**RECORDS TO PROCESS**

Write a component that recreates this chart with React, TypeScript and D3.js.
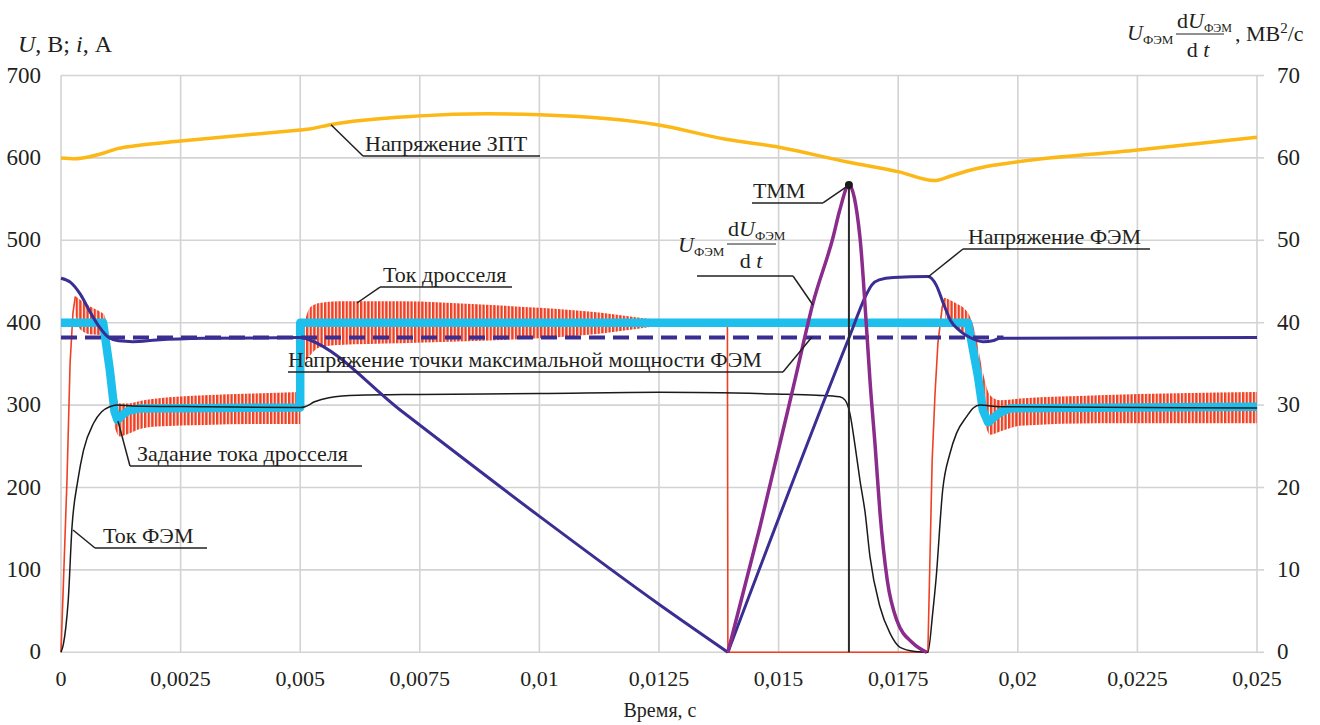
import React from 'react'
import * as d3 from 'd3'

// time axis, s
const timeTicks = [0, 0.0025, 0.005, 0.0075, 0.01, 0.0125, 0.015, 0.0175, 0.02, 0.0225, 0.025]
const timeTickLabels = ['0', '0,0025', '0,005', '0,0075', '0,01', '0,0125', '0,015', '0,0175', '0,02', '0,0225', '0,025']
const leftTicks = [0, 100, 200, 300, 400, 500, 600, 700]
const rightTicks = [0, 10, 20, 30, 40, 50, 60, 70]

// Напряжение ЗПТ, V  [t, U]
const dcLinkVoltage = [
  [0, 600], [0.0003, 599], [0.0006, 601.5], [0.0009, 606], [0.0012, 611.5], [0.0016, 615],
  [0.0025, 620.5], [0.005, 634], [0.0052, 635], [0.0056, 640], [0.0075, 651], [0.0089, 653.5],
  [0.01, 652.5], [0.0125, 640], [0.0139, 622.6], [0.01501, 613], [0.01644, 595], [0.01752, 583],
  [0.01825, 572.5], [0.0186, 578], [0.019, 585], [0.0193, 589], [0.0196, 592], [0.0225, 609.6],
  [0.025, 625]
]

// Напряжение ФЭМ, V: falling branch, then rising branch after 0.01394 s
const pvVoltageFall = [
  [0, 454], [0.0002, 449], [0.0004, 435], [0.0006, 414], [0.0008, 395], [0.001, 382],
  [0.0012, 378], [0.0015, 377], [0.002, 379], [0.003, 381], [0.005, 382], [0.0051, 381],
  [0.0052, 379], [0.00709, 294], [0.01001, 164.6], [0.01252, 57.4], [0.01394, 0]
]
const pvVoltageRise = [
  [0.01394, 0], [0.01648, 383], [0.01685, 436], [0.01695, 446], [0.0171, 452], [0.0174, 455],
  [0.01812, 456], [0.0183, 445], [0.01844, 424], [0.0186, 402], [0.01879, 390], [0.019, 382],
  [0.01927, 377], [0.0195, 378.5], [0.01963, 381], [0.025, 382]
]

// Напряжение точки максимальной мощности ФЭМ, V
const mppVoltage = [[0, 382], [0.0197, 382]]

// Задание тока дросселя, A
const currentRef = [
  [0, 400], [0.00088, 400], [0.00102, 343], [0.00112, 292], [0.00118, 282], [0.00128, 288],
  [0.0014, 293], [0.00165, 296], [0.005, 297], [0.005, 400], [0.01896, 400], [0.01917, 334],
  [0.01927, 294], [0.01938, 279], [0.0195, 285], [0.01963, 291], [0.01984, 296], [0.025, 298]
]

// Ток ФЭМ, A
const pvCurrent = [
  [0, 0], [0.00005, 10], [0.0001, 30], [0.00015, 62], [0.00023, 152], [0.00035, 208],
  [0.00047, 245], [0.00068, 278], [0.00085, 292], [0.00102, 298], [0.00116, 300], [0.0015, 299],
  [0.003, 298], [0.005, 297], [0.0051, 298], [0.0053, 304], [0.0056, 309], [0.0062, 312],
  [0.0075, 313], [0.01, 314], [0.0125, 315.5], [0.0149, 313.5], [0.0158, 312], [0.01628, 310],
  [0.01639, 306], [0.01649, 290], [0.0166, 250], [0.0167, 209], [0.01681, 169], [0.01691, 116],
  [0.01712, 55], [0.01733, 23], [0.01754, 6], [0.01785, 1], [0.01812, 0], [0.01822, 47],
  [0.01829, 88], [0.01843, 197], [0.01858, 241], [0.01872, 266], [0.01893, 286], [0.01907, 296.5],
  [0.01921, 300], [0.01963, 298], [0.025, 296.5]
]

// Ток дросселя, A: plain parts [t, i] and ripple envelopes [t, max, min]
const chokeCurrentStart = [
  [0, 0], [0.00006, 100], [0.000125, 209], [0.00019, 351], [0.00025, 412], [0.0003, 432]
]
const chokeRippleA = [
  [0.0003, 432, 410], [0.0004, 428, 392], [0.0006, 420, 386], [0.0008, 414, 385], [0.0009, 410, 380],
  [0.00102, 372, 330], [0.00113, 318, 272], [0.00123, 302, 262], [0.0014, 302, 265],
  [0.00165, 305, 271], [0.002, 308, 274], [0.003, 312, 276], [0.004, 314, 277], [0.005, 316, 277]
]
const chokeRippleB = [
  [0.00503, 382, 345], [0.0052, 418, 360], [0.0054, 424, 370], [0.0058, 426, 373], [0.0071, 426, 375],
  [0.0088, 422, 378], [0.01, 418, 381], [0.0113, 412, 387], [0.0121, 406, 393], [0.0128, 401, 399]
]
const chokeCurrentGap = [
  [0.0128, 400], [0.01393, 400], [0.01394, 0], [0.01812, 0], [0.01821, 233], [0.01827, 314],
  [0.01833, 375], [0.01842, 419], [0.01848, 430]
]
const chokeRippleC = [
  [0.01848, 430, 405], [0.0187, 424, 394], [0.01896, 412, 385], [0.0191, 390, 355], [0.01927, 340, 290],
  [0.01942, 312, 264], [0.01963, 306, 268], [0.02005, 308, 275], [0.0217, 312, 278], [0.025, 316, 278]
]

// U_ФЭМ·dU_ФЭМ/dt, MV²/s
const powerRate = [
  [0.01394, 0], [0.01461, 15.2], [0.01534, 33], [0.01572, 42.4], [0.01614, 50.4], [0.01628, 53.7],
  [0.01647, 56.7], [0.0167, 50.4], [0.01685, 38.3], [0.01691, 33], [0.01702, 24.9], [0.01712, 16.9],
  [0.01727, 8.8], [0.01747, 3.9], [0.01781, 1.1], [0.0181, 0]
]
const mppPoint = [0.01647, 56.7]

// callouts: anchor [t, U], underline from t0 to t1 at level U
const callouts = [
  { text: 'Напряжение ЗПТ', at: [0.005644, 640.2], t0: 0.006313, t1: 0.010013, level: 602.3, side: 'left', dx: 2 },
  { text: 'Ток дросселя', at: [0.006187, 423.9], t0: 0.006668, t1: 0.009427, level: 443.3, side: 'left', dx: 3 },
  { text: 'Напряжение точки максимальной мощности ФЭМ', at: [0.015698, 382.6], t0: 0.004745, t1: 0.015092, level: 340.2, side: 'right', dx: 0 },
  { text: '', at: [0.015719, 421.5], t0: 0.013294, t1: 0.015301, level: 456.7, side: 'right', dx: 0 },
  { text: 'ТММ', at: [0.01647, 567], t0: 0.014444, t1: 0.015928, level: 545.3, side: 'right', dx: 1 },
  { text: 'Напряжение ФЭМ', at: [0.018123, 455.5], t0: 0.018854, t1: 0.022763, level: 489.4, side: 'left', dx: 5 },
  { text: 'Задание тока дросселя', at: [0.001191, 280.7], t0: 0.001442, t1: 0.006292, level: 226.1, side: 'left', dx: 7 },
  { text: 'Ток ФЭМ', at: [0.000251, 148.4], t0: 0.000711, t1: 0.003052, level: 126.6, side: 'left', dx: 8 }
]

const SERIF = "'Liberation Serif', 'DejaVu Serif', serif"
const INK = '#231f20'

export default function App () {
  const width = 1320
  const height = 725
  const x = d3.scaleLinear().domain([0, 0.025]).range([61, 1257])
  const y = d3.scaleLinear().domain([0, 700]).range([652.3, 75.5])
  const y2 = d3.scaleLinear().domain([0, 70]).range([652.3, 75.5])

  const smooth = d3.line().x(d => x(d[0])).y(d => y(d[1])).curve(d3.curveMonotoneX)
  const straight = d3.line().x(d => x(d[0])).y(d => y(d[1]))
  const smoothRight = d3.line().x(d => x(d[0])).y(d => y2(d[1])).curve(d3.curveMonotoneX)
  const ripple = d3.area().x(d => x(d[0])).y0(d => y(d[2])).y1(d => y(d[1])).curve(d3.curveMonotoneX)

  return (
    <svg width={width} height={height}
      style={{ position: 'absolute', left: 0, top: 0, background: '#fff', fontFamily: SERIF }}
      fill={INK}>
      <defs>
        <pattern id='ripple' patternUnits='userSpaceOnUse' width={3.6} height={10}>
          <rect x={0} y={0} width={2.4} height={10} fill='#ef4023' />
        </pattern>
      </defs>

      {/* grid */}
      <g stroke='#d3d3d3' strokeWidth={1.6}>
        {timeTicks.map(t => <line key={'v' + t} x1={x(t)} x2={x(t)} y1={y(0)} y2={y(700)} />)}
        {leftTicks.map(v => <line key={'h' + v} x1={x(0)} x2={x(0.025)} y1={y(v)} y2={y(v)} />)}
        {rightTicks.map(v => <line key={'r' + v} x1={x(0.025)} x2={x(0.025) + 7} y1={y2(v)} y2={y2(v)} />)}
      </g>

      {/* tick labels */}
      <g fontSize={22}>
        {timeTicks.map((t, i) => (
          <text key={'tx' + t} x={x(t)} y={686} textAnchor='middle'>{timeTickLabels[i]}</text>
        ))}
        {leftTicks.map(v => <text key={'ly' + v} x={41} y={y(v) + 7} textAnchor='end' fontSize={23}>{v}</text>)}
        {rightTicks.map(v => <text key={'ry' + v} x={1277} y={y2(v) + 7} fontSize={23}>{v}</text>)}
        <text x={660} y={717} textAnchor='middle' fontSize={20}>Время, с</text>
      </g>

      {/* axis titles */}
      <text x={18} y={52} fontSize={24}>
        <tspan fontStyle='italic'>U</tspan>, В; <tspan fontStyle='italic'>i</tspan>, А
      </text>
      <g fontSize={22}>
        <text x={1127} y={40} fontStyle='italic'>U</text>
        <text x={1143} y={44} fontSize={13}>ФЭМ</text>
        <text x={1177} y={28}>d<tspan fontStyle='italic'>U</tspan><tspan fontSize={12} dy={4}>ФЭМ</tspan></text>
        <line x1={1176} x2={1224} y1={34} y2={34} stroke={INK} strokeWidth={1} />
        <text x={1198} y={57} textAnchor='middle'>d <tspan fontStyle='italic'>t</tspan></text>
        <text x={1235} y={41}>, МВ<tspan fontSize={15} dy={-8}>2</tspan><tspan dy={8}>/с</tspan></text>
      </g>

      {/* series */}
      <path d={smooth(dcLinkVoltage)} fill='none' stroke='#fbb817' strokeWidth={3.5} />
      <path d={straight(chokeCurrentStart)} fill='none' stroke='#ef4023' strokeWidth={1.6} />
      <path d={ripple(chokeRippleA)} fill='url(#ripple)' />
      <path d={ripple(chokeRippleB)} fill='url(#ripple)' />
      <path d={straight(chokeCurrentGap)} fill='none' stroke='#ef4023' strokeWidth={1.6} />
      <path d={ripple(chokeRippleC)} fill='url(#ripple)' />
      <path d={straight(currentRef)} fill='none' stroke='#1dc0ec' strokeWidth={8.5} strokeLinejoin='round' />
      <path d={smooth(pvCurrent)} fill='none' stroke='#1a1a1a' strokeWidth={1.5} />
      <path d={straight(mppVoltage)} fill='none' stroke='#3a2e93' strokeWidth={4} strokeDasharray='16 8' />
      <path d={smooth(pvVoltageFall)} fill='none' stroke='#3a2e93' strokeWidth={3} />
      <path d={smooth(pvVoltageRise)} fill='none' stroke='#3a2e93' strokeWidth={3} />
      <path d={smoothRight(powerRate)} fill='none' stroke='#8b2b8c' strokeWidth={3.5} />
      <line x1={x(mppPoint[0])} x2={x(mppPoint[0])} y1={y2(0)} y2={y2(mppPoint[1])} stroke='#2a2a2a' strokeWidth={2} />
      <circle cx={x(mppPoint[0])} cy={y2(mppPoint[1])} r={4} fill='#1a1a1a' />

      {/* callouts */}
      <g fontSize={22}>
        {callouts.map((c, i) => {
          const ly = y(c.level)
          const ex = c.side === 'left' ? x(c.t0) : x(c.t1)
          return (
            <g key={'c' + i}>
              <line x1={x(c.at[0])} y1={y(c.at[1])} x2={ex} y2={ly} stroke={INK} strokeWidth={1.5} />
              <line x1={x(c.t0)} x2={x(c.t1)} y1={ly} y2={ly} stroke={INK} strokeWidth={1.5} />
              {c.text && <text x={x(c.t0) + c.dx} y={ly - 5}>{c.text}</text>}
            </g>
          )
        })}
        <text x={678} y={252} fontStyle='italic'>U</text>
        <text x={694} y={256} fontSize={13}>ФЭМ</text>
        <text x={728} y={236}>d<tspan fontStyle='italic'>U</tspan><tspan fontSize={13} dy={4}>ФЭМ</tspan></text>
        <line x1={727} x2={776} y1={244} y2={244} stroke={INK} strokeWidth={1} />
        <text x={751} y={268} textAnchor='middle'>d <tspan fontStyle='italic'>t</tspan></text>
      </g>
    </svg>
  )
}
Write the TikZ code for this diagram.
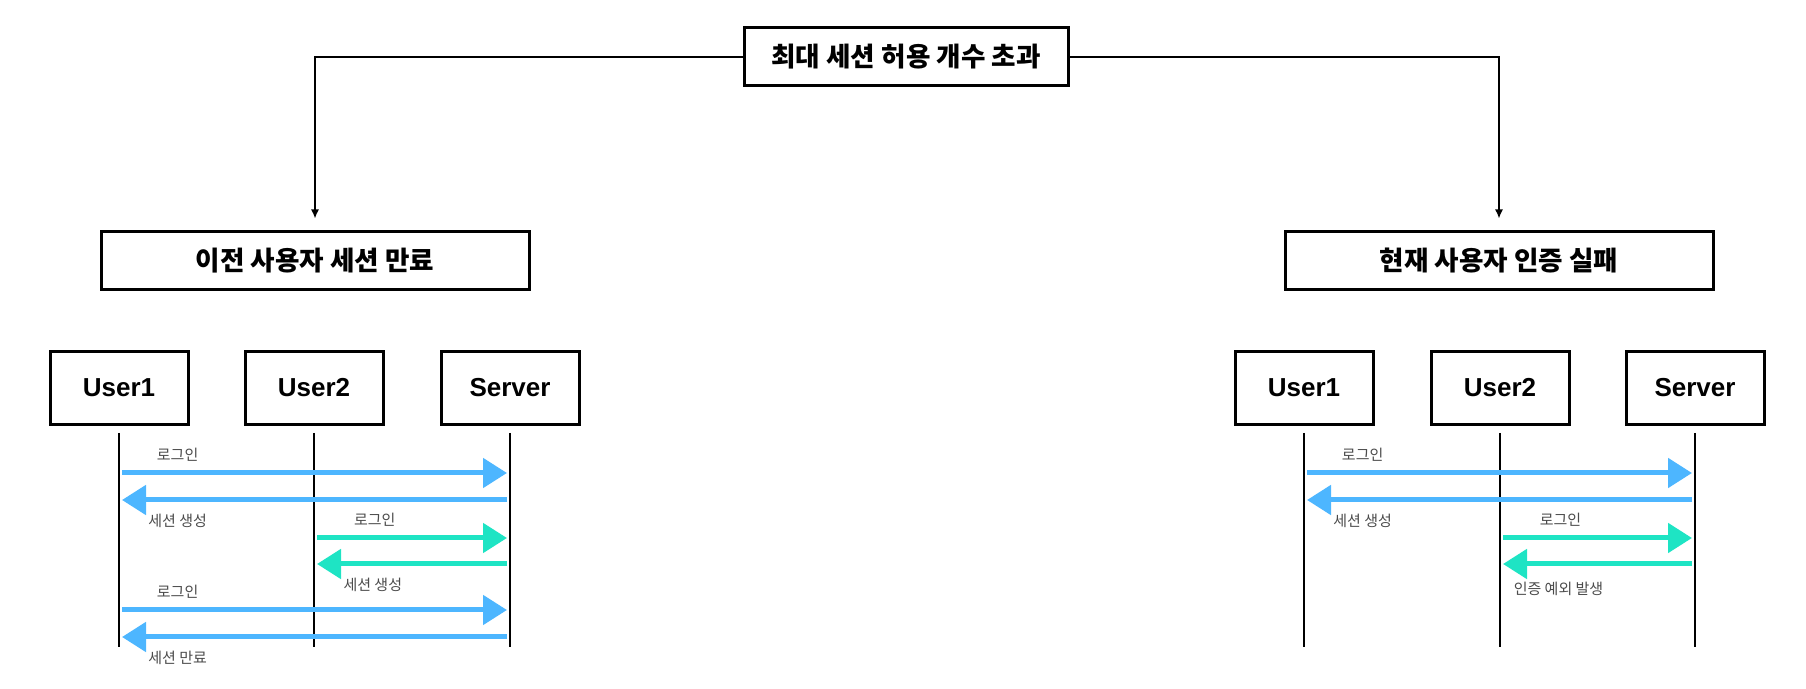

**TASK DIRECTIONS**
Identify all lines in the records above with the word "React".

**ANSWER TO THE PROBLEM**
Write a component that recreates this chart with React, TypeScript and D3.js.
import React from 'react'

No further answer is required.